## The exercise
Return the material word for word. Do not include the pictures.
── Exercise data
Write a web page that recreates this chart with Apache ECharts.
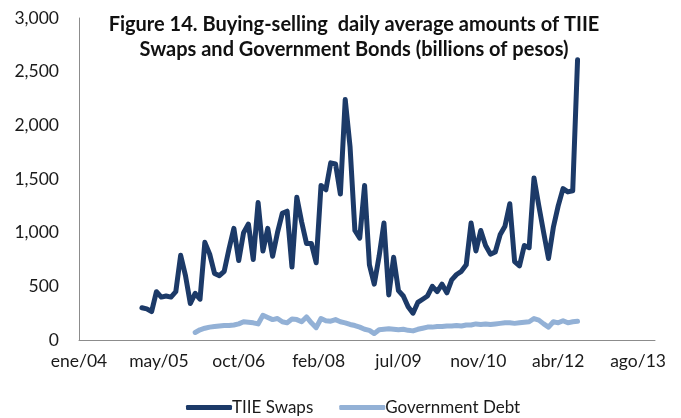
<!DOCTYPE html>
<html>
<head>
<meta charset="utf-8">
<script src="https://cdn.jsdelivr.net/npm/echarts@6/dist/echarts.min.js"></script>
<style>
  html, body { margin: 0; padding: 0; background: #ffffff; }
  #chart { width: 681px; height: 418px; }
</style>
</head>
<body>
<div id="chart"></div>
<script>
// Month index counted from January 2004 (0 = ene/04)
const tickLabels = ['ene/04', 'may/05', 'oct/06', 'feb/08', 'jul/09', 'nov/10', 'abr/12', 'ago/13'];

// TIIE Swaps, monthly from feb/05
const swapsStart = 13;
const swapsValues = [
  300, 290, 265, 450, 400, 410, 400, 450, 790, 600, 340, 435,
  380, 910, 800, 620, 600, 640, 850, 1040, 740, 1000, 1080, 750,
  1280, 830, 1040, 780, 1000, 1180, 1200, 680, 1330, 1100, 900, 900,
  720, 1440, 1400, 1650, 1640, 1360, 2240, 1800, 1020, 950, 1440, 700,
  520, 780, 1090, 420, 770, 460, 410, 310, 250, 350, 380, 410,
  500, 450, 520, 440, 560, 610, 640, 700, 1090, 830, 1020, 880,
  800, 820, 980, 1060, 1270, 730, 690, 880, 860, 1510, 1250, 1000,
  760, 1050, 1250, 1410, 1380, 1390, 2610
];

// Government Debt, monthly from ene/06
const debtStart = 24;
const debtValues = [
  70, 95, 110, 120, 125, 130, 135, 135, 140, 150, 170, 165,
  160, 150, 230, 210, 190, 200, 170, 160, 195, 190, 170, 215,
  160, 115, 200, 180, 175, 190, 170, 160, 145, 135, 120, 100,
  90, 60, 95, 100, 105, 100, 95, 100, 90, 85, 100, 110,
  120, 120, 125, 125, 130, 130, 135, 130, 140, 140, 150, 145,
  150, 145, 150, 155, 160, 160, 155, 160, 165, 170, 200, 185,
  150, 120, 170, 160, 180, 160, 170, 175
];

const toPairs = (start, values) => values.map((v, i) => [start + i, v]);

const TICK_STEP = 16.5;
const FONT = 'Lato, "Liberation Sans", sans-serif';
const TEXT_COLOR = '#1a1a1a';

const chart = echarts.init(document.getElementById('chart'), null, { renderer: 'canvas' });

chart.setOption({
  animation: false,
  backgroundColor: '#ffffff',
  grid: { left: 79, right: 26, top: 18, bottom: 78, containLabel: false },
  xAxis: {
    type: 'value',
    min: 0,
    max: 119,
    interval: TICK_STEP,
    splitLine: { show: false },
    axisTick: { show: false },
    axisLine: { show: true, onZero: false, lineStyle: { color: '#8c8c8c', width: 1 } },
    axisLabel: {
      show: true,
      margin: 12,
      color: TEXT_COLOR,
      fontSize: 17.5,
      fontFamily: FONT,
      showMaxLabel: false,
      formatter: (v) => {
        const k = Math.round(v / TICK_STEP);
        if (Math.abs(k * TICK_STEP - v) > 1e-6 || k >= tickLabels.length) return '';
        return tickLabels[k];
      }
    }
  },
  yAxis: {
    type: 'value',
    min: 0,
    max: 3000,
    interval: 500,
    splitLine: { show: false },
    axisTick: { show: false },
    axisLine: { show: true, lineStyle: { color: '#8c8c8c', width: 1 } },
    axisLabel: {
      margin: 20,
      color: TEXT_COLOR,
      fontSize: 17.5,
      fontFamily: FONT,
      formatter: (v) => v.toLocaleString('en-US')
    }
  },
  legend: {
    left: 181,
    top: 394,
    itemWidth: 46,
    itemHeight: 5,
    itemGap: 26,
    icon: 'roundRect',
    textStyle: { fontSize: 17, fontFamily: FONT, color: TEXT_COLOR, padding: [0, 0, 0, -5] },
    data: ['TIIE Swaps', 'Government Debt']
  },
  graphic: [{
    type: 'text',
    x: 354,
    y: 12,
    style: {
      text: 'Figure 14. Buying-selling  daily average amounts of TIIE\nSwaps and Government Bonds (billions of pesos)',
      align: 'center',
      font: 'bold 20px ' + FONT,
      lineHeight: 25,
      fill: '#111111'
    }
  }],
  series: [
    {
      name: 'TIIE Swaps',
      type: 'line',
      data: toPairs(swapsStart, swapsValues),
      showSymbol: false,
      lineStyle: { color: '#1c3a68', width: 5, cap: 'round', join: 'round' },
      itemStyle: { color: '#1c3a68' },
      z: 3
    },
    {
      name: 'Government Debt',
      type: 'line',
      data: toPairs(debtStart, debtValues),
      showSymbol: false,
      lineStyle: { color: '#93b1d6', width: 5, cap: 'round', join: 'round' },
      itemStyle: { color: '#93b1d6' },
      z: 2
    }
  ]
});
</script>
</body>
</html>
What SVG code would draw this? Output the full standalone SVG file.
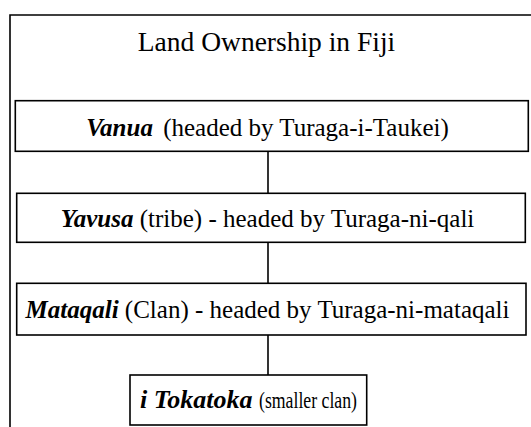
<svg xmlns="http://www.w3.org/2000/svg" width="531" height="427" viewBox="0 0 531 427">
<style>
.box{fill:#fff;stroke:#000;stroke-width:1.6}
.frame{fill:none;stroke:#000;stroke-width:1.6}
.t{font-family:"Liberation Serif","Times New Roman",serif;font-size:25px;fill:#000;text-anchor:middle}
.ts{font-family:"Liberation Serif","Times New Roman",serif;font-size:26px;fill:#000}
.b{font-weight:bold;font-style:italic}
.title{font-family:"Liberation Serif","Times New Roman",serif;font-size:27.5px;fill:#000;text-anchor:middle}
.c{stroke:#000;stroke-width:1.6;fill:none}
</style>
<rect width="531" height="427" fill="#fff"/>
<g id="frame">
<path class="frame" d="M10,427 V15 H531"/>
<text class="title" x="266.5" y="50.5">Land Ownership in Fiji</text>
</g>
<g id="connectors">
<line class="c" x1="268" y1="151.3" x2="268" y2="193.3"/>
<line class="c" x1="268" y1="242.3" x2="268" y2="283.3"/>
<line class="c" x1="268" y1="335" x2="268" y2="375"/>
</g>
<g id="vanua">
<rect class="box" x="15.3" y="100.7" width="513" height="50.6"/>
<text class="t" x="267.5" y="136"><tspan class="b">Vanua</tspan><tspan dx="4"> (headed by Turaga-i-Taukei)</tspan></text>
</g>
<g id="yavusa">
<rect class="box" x="16.7" y="193.3" width="508.6" height="49"/>
<text class="t" x="267.5" y="226.7"><tspan class="b">Yavusa</tspan> (tribe) - headed by Turaga-ni-qali</text>
</g>
<g id="mataqali">
<rect class="box" x="16.7" y="283.3" width="509.3" height="51.7"/>
<text class="t" x="267.5" y="318.3"><tspan class="b">Mataqali</tspan> (Clan) - headed by Turaga-ni-mataqali</text>
</g>
<g id="tokatoka">
<rect class="box" x="130" y="375" width="236.7" height="50"/>
<text class="ts" x="140" y="408"><tspan class="b">i Tokatoka</tspan><tspan x="259" font-size="24" textLength="98" lengthAdjust="spacingAndGlyphs">(smaller clan)</tspan></text>
</g>
</svg>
────
## Task response
Write a web page that recreates this chart with Apache ECharts.
<!DOCTYPE html>
<html>
<head>
<meta charset="utf-8">
<script src="https://cdn.jsdelivr.net/npm/echarts@6/dist/echarts.min.js"></script>
<style>
  html, body { margin: 0; padding: 0; background: #ffffff; }
  #chart { width: 681px; height: 418px; }
</style>
</head>
<body>
<div id="chart"></div>
<script>
// Month index counted from January 2004 (0 = ene/04)
const tickLabels = ['ene/04', 'may/05', 'oct/06', 'feb/08', 'jul/09', 'nov/10', 'abr/12', 'ago/13'];

// TIIE Swaps, monthly from feb/05
const swapsStart = 13;
const swapsValues = [
  300, 290, 265, 450, 400, 410, 400, 450, 790, 600, 340, 435,
  380, 910, 800, 620, 600, 640, 850, 1040, 740, 1000, 1080, 750,
  1280, 830, 1040, 780, 1000, 1180, 1200, 680, 1330, 1100, 900, 900,
  720, 1440, 1400, 1650, 1640, 1360, 2240, 1800, 1020, 950, 1440, 700,
  520, 780, 1090, 420, 770, 460, 410, 310, 250, 350, 380, 410,
  500, 450, 520, 440, 560, 610, 640, 700, 1090, 830, 1020, 880,
  800, 820, 980, 1060, 1270, 730, 690, 880, 860, 1510, 1250, 1000,
  760, 1050, 1250, 1410, 1380, 1390, 2610
];

// Government Debt, monthly from ene/06
const debtStart = 24;
const debtValues = [
  70, 95, 110, 120, 125, 130, 135, 135, 140, 150, 170, 165,
  160, 150, 230, 210, 190, 200, 170, 160, 195, 190, 170, 215,
  160, 115, 200, 180, 175, 190, 170, 160, 145, 135, 120, 100,
  90, 60, 95, 100, 105, 100, 95, 100, 90, 85, 100, 110,
  120, 120, 125, 125, 130, 130, 135, 130, 140, 140, 150, 145,
  150, 145, 150, 155, 160, 160, 155, 160, 165, 170, 200, 185,
  150, 120, 170, 160, 180, 160, 170, 175
];

const toPairs = (start, values) => values.map((v, i) => [start + i, v]);

const TICK_STEP = 16.5;
const FONT = 'Lato, "Liberation Sans", sans-serif';
const TEXT_COLOR = '#1a1a1a';

const chart = echarts.init(document.getElementById('chart'), null, { renderer: 'canvas' });

chart.setOption({
  animation: false,
  backgroundColor: '#ffffff',
  grid: { left: 79, right: 26, top: 18, bottom: 78, containLabel: false },
  xAxis: {
    type: 'value',
    min: 0,
    max: 119,
    interval: TICK_STEP,
    splitLine: { show: false },
    axisTick: { show: false },
    axisLine: { show: true, onZero: false, lineStyle: { color: '#8c8c8c', width: 1 } },
    axisLabel: {
      show: true,
      margin: 12,
      color: TEXT_COLOR,
      fontSize: 17.5,
      fontFamily: FONT,
      showMaxLabel: false,
      formatter: (v) => {
        const k = Math.round(v / TICK_STEP);
        if (Math.abs(k * TICK_STEP - v) > 1e-6 || k >= tickLabels.length) return '';
        return tickLabels[k];
      }
    }
  },
  yAxis: {
    type: 'value',
    min: 0,
    max: 3000,
    interval: 500,
    splitLine: { show: false },
    axisTick: { show: false },
    axisLine: { show: true, lineStyle: { color: '#8c8c8c', width: 1 } },
    axisLabel: {
      margin: 20,
      color: TEXT_COLOR,
      fontSize: 17.5,
      fontFamily: FONT,
      formatter: (v) => v.toLocaleString('en-US')
    }
  },
  legend: {
    left: 181,
    top: 394,
    itemWidth: 46,
    itemHeight: 5,
    itemGap: 26,
    icon: 'roundRect',
    textStyle: { fontSize: 17, fontFamily: FONT, color: TEXT_COLOR, padding: [0, 0, 0, -5] },
    data: ['TIIE Swaps', 'Government Debt']
  },
  graphic: [{
    type: 'text',
    x: 354,
    y: 12,
    style: {
      text: 'Figure 14. Buying-selling  daily average amounts of TIIE\nSwaps and Government Bonds (billions of pesos)',
      align: 'center',
      font: 'bold 20px ' + FONT,
      lineHeight: 25,
      fill: '#111111'
    }
  }],
  series: [
    {
      name: 'TIIE Swaps',
      type: 'line',
      data: toPairs(swapsStart, swapsValues),
      showSymbol: false,
      lineStyle: { color: '#1c3a68', width: 5, cap: 'round', join: 'round' },
      itemStyle: { color: '#1c3a68' },
      z: 3
    },
    {
      name: 'Government Debt',
      type: 'line',
      data: toPairs(debtStart, debtValues),
      showSymbol: false,
      lineStyle: { color: '#93b1d6', width: 5, cap: 'round', join: 'round' },
      itemStyle: { color: '#93b1d6' },
      z: 2
    }
  ]
});
</script>
</body>
</html>
What SVG code would draw this? Output the full standalone SVG file.
<svg xmlns="http://www.w3.org/2000/svg" width="531" height="427" viewBox="0 0 531 427">
<style>
.box{fill:#fff;stroke:#000;stroke-width:1.6}
.frame{fill:none;stroke:#000;stroke-width:1.6}
.t{font-family:"Liberation Serif","Times New Roman",serif;font-size:25px;fill:#000;text-anchor:middle}
.ts{font-family:"Liberation Serif","Times New Roman",serif;font-size:26px;fill:#000}
.b{font-weight:bold;font-style:italic}
.title{font-family:"Liberation Serif","Times New Roman",serif;font-size:27.5px;fill:#000;text-anchor:middle}
.c{stroke:#000;stroke-width:1.6;fill:none}
</style>
<rect width="531" height="427" fill="#fff"/>
<g id="frame">
<path class="frame" d="M10,427 V15 H531"/>
<text class="title" x="266.5" y="50.5">Land Ownership in Fiji</text>
</g>
<g id="connectors">
<line class="c" x1="268" y1="151.3" x2="268" y2="193.3"/>
<line class="c" x1="268" y1="242.3" x2="268" y2="283.3"/>
<line class="c" x1="268" y1="335" x2="268" y2="375"/>
</g>
<g id="vanua">
<rect class="box" x="15.3" y="100.7" width="513" height="50.6"/>
<text class="t" x="267.5" y="136"><tspan class="b">Vanua</tspan><tspan dx="4"> (headed by Turaga-i-Taukei)</tspan></text>
</g>
<g id="yavusa">
<rect class="box" x="16.7" y="193.3" width="508.6" height="49"/>
<text class="t" x="267.5" y="226.7"><tspan class="b">Yavusa</tspan> (tribe) - headed by Turaga-ni-qali</text>
</g>
<g id="mataqali">
<rect class="box" x="16.7" y="283.3" width="509.3" height="51.7"/>
<text class="t" x="267.5" y="318.3"><tspan class="b">Mataqali</tspan> (Clan) - headed by Turaga-ni-mataqali</text>
</g>
<g id="tokatoka">
<rect class="box" x="130" y="375" width="236.7" height="50"/>
<text class="ts" x="140" y="408"><tspan class="b">i Tokatoka</tspan><tspan x="259" font-size="24" textLength="98" lengthAdjust="spacingAndGlyphs">(smaller clan)</tspan></text>
</g>
</svg>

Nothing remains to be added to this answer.